## begin Listed records

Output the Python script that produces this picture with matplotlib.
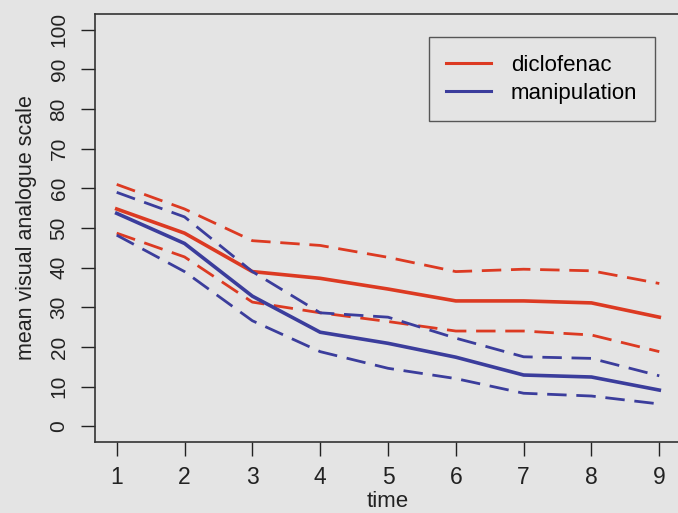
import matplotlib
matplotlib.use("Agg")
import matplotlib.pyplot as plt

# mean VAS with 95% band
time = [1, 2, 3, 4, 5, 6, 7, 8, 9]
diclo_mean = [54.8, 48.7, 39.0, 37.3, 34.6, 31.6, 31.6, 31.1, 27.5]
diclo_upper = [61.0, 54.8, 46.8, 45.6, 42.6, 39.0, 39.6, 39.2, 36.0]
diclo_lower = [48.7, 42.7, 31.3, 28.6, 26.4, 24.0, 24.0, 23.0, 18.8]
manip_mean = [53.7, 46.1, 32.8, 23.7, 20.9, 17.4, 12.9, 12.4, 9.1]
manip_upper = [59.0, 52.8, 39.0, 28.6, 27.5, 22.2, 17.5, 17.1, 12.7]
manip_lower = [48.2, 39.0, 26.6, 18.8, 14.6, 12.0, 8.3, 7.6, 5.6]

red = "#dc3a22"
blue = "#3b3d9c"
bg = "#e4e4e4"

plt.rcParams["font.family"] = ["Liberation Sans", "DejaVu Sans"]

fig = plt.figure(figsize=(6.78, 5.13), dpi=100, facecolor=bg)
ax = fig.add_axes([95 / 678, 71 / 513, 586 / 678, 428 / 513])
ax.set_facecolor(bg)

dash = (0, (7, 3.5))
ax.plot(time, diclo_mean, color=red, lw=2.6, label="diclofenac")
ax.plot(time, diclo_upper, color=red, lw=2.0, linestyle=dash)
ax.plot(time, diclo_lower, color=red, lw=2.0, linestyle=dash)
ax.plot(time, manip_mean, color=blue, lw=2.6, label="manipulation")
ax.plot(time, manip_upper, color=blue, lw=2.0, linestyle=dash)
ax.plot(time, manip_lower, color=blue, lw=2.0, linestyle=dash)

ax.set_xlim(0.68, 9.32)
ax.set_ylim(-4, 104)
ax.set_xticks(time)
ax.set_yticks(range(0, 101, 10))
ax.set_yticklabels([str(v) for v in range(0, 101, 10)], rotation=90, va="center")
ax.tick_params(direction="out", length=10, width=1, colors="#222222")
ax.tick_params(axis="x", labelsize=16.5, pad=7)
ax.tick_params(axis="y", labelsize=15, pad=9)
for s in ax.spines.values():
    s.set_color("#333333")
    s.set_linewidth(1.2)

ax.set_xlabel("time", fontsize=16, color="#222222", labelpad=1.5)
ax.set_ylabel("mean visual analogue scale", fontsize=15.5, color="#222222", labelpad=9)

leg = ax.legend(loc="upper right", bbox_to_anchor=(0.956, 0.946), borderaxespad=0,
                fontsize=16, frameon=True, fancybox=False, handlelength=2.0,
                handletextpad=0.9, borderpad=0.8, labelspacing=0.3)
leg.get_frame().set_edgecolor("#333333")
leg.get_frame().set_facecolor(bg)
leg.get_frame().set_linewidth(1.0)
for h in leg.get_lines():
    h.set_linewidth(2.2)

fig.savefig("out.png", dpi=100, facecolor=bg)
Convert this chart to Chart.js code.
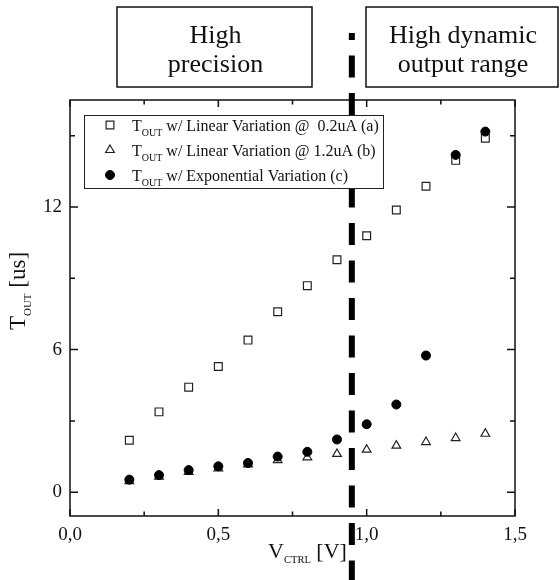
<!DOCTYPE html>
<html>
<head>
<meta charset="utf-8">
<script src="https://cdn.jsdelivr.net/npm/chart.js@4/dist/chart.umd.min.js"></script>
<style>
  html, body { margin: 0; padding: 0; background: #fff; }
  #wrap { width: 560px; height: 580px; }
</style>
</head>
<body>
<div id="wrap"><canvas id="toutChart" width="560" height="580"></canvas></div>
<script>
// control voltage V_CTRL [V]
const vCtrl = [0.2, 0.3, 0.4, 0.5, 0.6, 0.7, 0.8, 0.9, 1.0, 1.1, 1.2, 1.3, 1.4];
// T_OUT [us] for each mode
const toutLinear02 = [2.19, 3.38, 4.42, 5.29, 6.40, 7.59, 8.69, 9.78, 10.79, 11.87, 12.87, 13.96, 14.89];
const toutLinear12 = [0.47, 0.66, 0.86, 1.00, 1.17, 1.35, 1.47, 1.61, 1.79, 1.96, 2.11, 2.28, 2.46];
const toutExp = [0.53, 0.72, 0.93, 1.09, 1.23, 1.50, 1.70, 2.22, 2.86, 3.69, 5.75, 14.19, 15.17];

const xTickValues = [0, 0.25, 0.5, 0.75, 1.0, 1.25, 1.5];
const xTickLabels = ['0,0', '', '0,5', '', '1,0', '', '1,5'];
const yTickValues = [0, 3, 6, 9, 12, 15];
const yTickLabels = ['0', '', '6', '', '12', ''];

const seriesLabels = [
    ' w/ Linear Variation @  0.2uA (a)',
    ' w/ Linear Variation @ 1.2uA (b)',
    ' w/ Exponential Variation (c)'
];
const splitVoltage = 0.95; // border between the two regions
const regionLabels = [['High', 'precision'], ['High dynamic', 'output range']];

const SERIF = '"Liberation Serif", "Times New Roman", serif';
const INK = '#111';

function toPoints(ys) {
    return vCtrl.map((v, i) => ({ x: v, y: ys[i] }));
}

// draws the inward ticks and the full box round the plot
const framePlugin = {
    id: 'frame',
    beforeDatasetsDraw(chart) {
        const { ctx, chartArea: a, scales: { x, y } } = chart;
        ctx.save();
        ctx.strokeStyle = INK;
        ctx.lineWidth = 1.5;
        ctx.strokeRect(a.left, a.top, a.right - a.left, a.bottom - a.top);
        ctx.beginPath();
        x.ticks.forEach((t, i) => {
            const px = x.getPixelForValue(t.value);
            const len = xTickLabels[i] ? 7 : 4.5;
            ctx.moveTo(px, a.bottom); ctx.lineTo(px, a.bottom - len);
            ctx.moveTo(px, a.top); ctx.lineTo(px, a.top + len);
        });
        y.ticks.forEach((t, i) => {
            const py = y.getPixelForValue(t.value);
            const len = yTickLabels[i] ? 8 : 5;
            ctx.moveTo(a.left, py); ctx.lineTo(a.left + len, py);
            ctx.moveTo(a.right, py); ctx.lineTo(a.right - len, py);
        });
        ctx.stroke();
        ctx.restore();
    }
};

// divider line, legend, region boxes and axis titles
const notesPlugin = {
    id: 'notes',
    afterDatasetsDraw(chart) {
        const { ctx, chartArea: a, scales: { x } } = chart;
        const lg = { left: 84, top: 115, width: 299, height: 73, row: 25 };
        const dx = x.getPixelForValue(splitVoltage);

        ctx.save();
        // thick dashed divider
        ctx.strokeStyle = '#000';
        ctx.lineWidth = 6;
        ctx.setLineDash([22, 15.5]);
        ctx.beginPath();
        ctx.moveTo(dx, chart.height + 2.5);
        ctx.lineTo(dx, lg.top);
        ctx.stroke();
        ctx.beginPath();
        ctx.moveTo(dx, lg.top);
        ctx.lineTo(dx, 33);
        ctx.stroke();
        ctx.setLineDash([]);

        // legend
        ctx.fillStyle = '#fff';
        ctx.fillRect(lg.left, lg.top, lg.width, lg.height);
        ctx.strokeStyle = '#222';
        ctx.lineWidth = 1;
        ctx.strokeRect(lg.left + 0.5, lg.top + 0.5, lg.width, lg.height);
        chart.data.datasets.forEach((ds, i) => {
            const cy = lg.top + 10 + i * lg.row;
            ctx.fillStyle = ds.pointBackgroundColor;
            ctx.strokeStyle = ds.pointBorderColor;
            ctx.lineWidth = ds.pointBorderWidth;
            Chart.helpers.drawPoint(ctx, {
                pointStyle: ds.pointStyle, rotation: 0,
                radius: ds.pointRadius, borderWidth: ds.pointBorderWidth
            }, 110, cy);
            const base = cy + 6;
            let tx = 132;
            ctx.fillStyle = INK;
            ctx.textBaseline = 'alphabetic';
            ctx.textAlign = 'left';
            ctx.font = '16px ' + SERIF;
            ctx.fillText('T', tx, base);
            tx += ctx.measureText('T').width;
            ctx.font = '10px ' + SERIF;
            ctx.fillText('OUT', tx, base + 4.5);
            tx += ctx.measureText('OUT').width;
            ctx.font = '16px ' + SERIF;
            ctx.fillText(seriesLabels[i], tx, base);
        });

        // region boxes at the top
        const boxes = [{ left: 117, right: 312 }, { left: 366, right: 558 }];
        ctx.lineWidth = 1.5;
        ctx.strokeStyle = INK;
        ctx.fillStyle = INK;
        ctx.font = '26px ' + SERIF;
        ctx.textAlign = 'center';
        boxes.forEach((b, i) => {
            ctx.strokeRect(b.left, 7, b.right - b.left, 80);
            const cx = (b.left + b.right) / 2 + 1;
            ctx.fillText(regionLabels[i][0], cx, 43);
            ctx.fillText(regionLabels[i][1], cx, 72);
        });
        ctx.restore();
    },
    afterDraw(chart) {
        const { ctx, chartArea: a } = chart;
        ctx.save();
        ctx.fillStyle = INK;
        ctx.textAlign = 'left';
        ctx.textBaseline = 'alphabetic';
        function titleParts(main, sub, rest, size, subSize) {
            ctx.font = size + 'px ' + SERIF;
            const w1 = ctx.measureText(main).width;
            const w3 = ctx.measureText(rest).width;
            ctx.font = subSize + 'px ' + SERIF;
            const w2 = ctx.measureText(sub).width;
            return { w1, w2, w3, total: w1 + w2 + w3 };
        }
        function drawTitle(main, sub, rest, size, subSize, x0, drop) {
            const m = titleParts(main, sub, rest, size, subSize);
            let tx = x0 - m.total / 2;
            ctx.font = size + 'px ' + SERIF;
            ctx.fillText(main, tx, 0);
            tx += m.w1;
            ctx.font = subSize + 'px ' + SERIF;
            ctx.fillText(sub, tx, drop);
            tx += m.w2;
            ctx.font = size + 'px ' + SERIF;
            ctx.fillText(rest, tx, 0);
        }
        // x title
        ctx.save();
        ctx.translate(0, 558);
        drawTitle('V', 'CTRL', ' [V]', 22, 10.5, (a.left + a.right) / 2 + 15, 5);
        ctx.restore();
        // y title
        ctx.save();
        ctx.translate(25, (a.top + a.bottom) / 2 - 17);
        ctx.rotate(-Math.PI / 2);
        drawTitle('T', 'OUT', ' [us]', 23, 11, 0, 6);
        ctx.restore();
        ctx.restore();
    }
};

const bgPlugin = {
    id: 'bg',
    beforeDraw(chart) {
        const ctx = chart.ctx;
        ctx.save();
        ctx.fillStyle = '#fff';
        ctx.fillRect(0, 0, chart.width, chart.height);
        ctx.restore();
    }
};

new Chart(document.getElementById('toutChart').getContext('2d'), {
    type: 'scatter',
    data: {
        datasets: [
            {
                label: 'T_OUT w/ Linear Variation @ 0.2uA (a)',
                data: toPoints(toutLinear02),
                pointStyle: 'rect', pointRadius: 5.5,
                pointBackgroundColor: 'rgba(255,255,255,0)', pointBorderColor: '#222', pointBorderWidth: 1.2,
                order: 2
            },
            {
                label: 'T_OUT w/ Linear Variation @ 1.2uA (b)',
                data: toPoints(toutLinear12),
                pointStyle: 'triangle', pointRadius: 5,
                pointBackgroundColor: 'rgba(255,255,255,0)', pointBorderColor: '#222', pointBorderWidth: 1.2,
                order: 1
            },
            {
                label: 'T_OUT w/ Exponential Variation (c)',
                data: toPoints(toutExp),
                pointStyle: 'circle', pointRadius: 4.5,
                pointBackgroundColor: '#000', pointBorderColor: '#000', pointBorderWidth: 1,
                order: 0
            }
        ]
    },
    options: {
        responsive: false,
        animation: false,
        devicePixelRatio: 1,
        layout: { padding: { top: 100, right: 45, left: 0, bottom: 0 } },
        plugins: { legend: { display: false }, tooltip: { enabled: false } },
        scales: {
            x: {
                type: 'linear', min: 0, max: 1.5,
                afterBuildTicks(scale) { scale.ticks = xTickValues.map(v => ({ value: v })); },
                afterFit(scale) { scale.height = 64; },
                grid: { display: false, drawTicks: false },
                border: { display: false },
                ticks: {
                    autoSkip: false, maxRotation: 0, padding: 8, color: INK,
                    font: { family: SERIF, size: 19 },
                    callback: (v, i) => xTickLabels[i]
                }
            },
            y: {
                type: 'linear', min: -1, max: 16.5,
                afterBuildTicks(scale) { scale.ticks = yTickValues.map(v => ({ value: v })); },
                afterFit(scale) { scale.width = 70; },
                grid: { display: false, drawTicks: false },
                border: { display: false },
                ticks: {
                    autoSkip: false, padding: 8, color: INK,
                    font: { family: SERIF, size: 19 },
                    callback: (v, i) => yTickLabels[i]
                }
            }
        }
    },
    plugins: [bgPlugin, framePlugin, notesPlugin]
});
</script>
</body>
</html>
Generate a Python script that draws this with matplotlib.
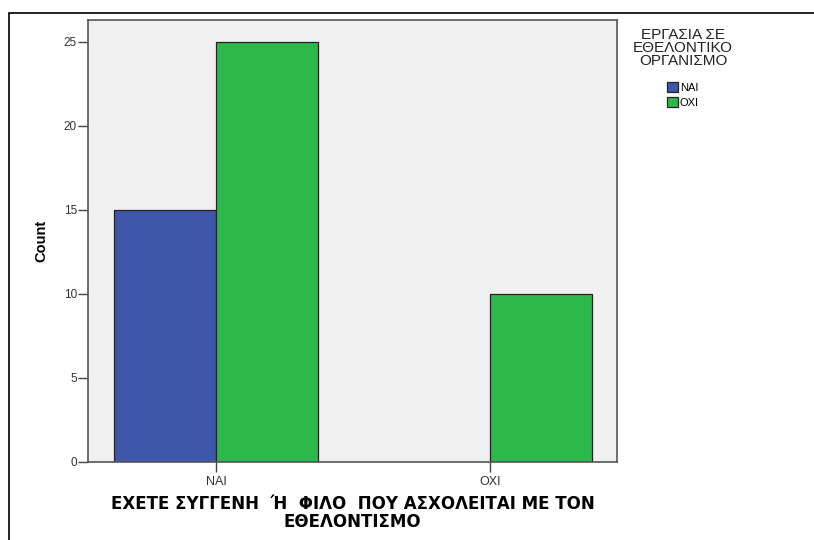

## end Listed records

• Aim
Copy exactly the stretch of lines that starts at the line holding "Convert this chart to Chart.js code." and ends at the line holding "const INK = '#111';". Drop the pictures.

• Task solution
Convert this chart to Chart.js code.
<!DOCTYPE html>
<html>
<head>
<meta charset="utf-8">
<script src="https://cdn.jsdelivr.net/npm/chart.js@4/dist/chart.umd.min.js"></script>
<style>
  html, body { margin: 0; padding: 0; background: #fff; }
  #wrap { width: 560px; height: 580px; }
</style>
</head>
<body>
<div id="wrap"><canvas id="toutChart" width="560" height="580"></canvas></div>
<script>
// control voltage V_CTRL [V]
const vCtrl = [0.2, 0.3, 0.4, 0.5, 0.6, 0.7, 0.8, 0.9, 1.0, 1.1, 1.2, 1.3, 1.4];
// T_OUT [us] for each mode
const toutLinear02 = [2.19, 3.38, 4.42, 5.29, 6.40, 7.59, 8.69, 9.78, 10.79, 11.87, 12.87, 13.96, 14.89];
const toutLinear12 = [0.47, 0.66, 0.86, 1.00, 1.17, 1.35, 1.47, 1.61, 1.79, 1.96, 2.11, 2.28, 2.46];
const toutExp = [0.53, 0.72, 0.93, 1.09, 1.23, 1.50, 1.70, 2.22, 2.86, 3.69, 5.75, 14.19, 15.17];

const xTickValues = [0, 0.25, 0.5, 0.75, 1.0, 1.25, 1.5];
const xTickLabels = ['0,0', '', '0,5', '', '1,0', '', '1,5'];
const yTickValues = [0, 3, 6, 9, 12, 15];
const yTickLabels = ['0', '', '6', '', '12', ''];

const seriesLabels = [
    ' w/ Linear Variation @  0.2uA (a)',
    ' w/ Linear Variation @ 1.2uA (b)',
    ' w/ Exponential Variation (c)'
];
const splitVoltage = 0.95; // border between the two regions
const regionLabels = [['High', 'precision'], ['High dynamic', 'output range']];

const SERIF = '"Liberation Serif", "Times New Roman", serif';
const INK = '#111';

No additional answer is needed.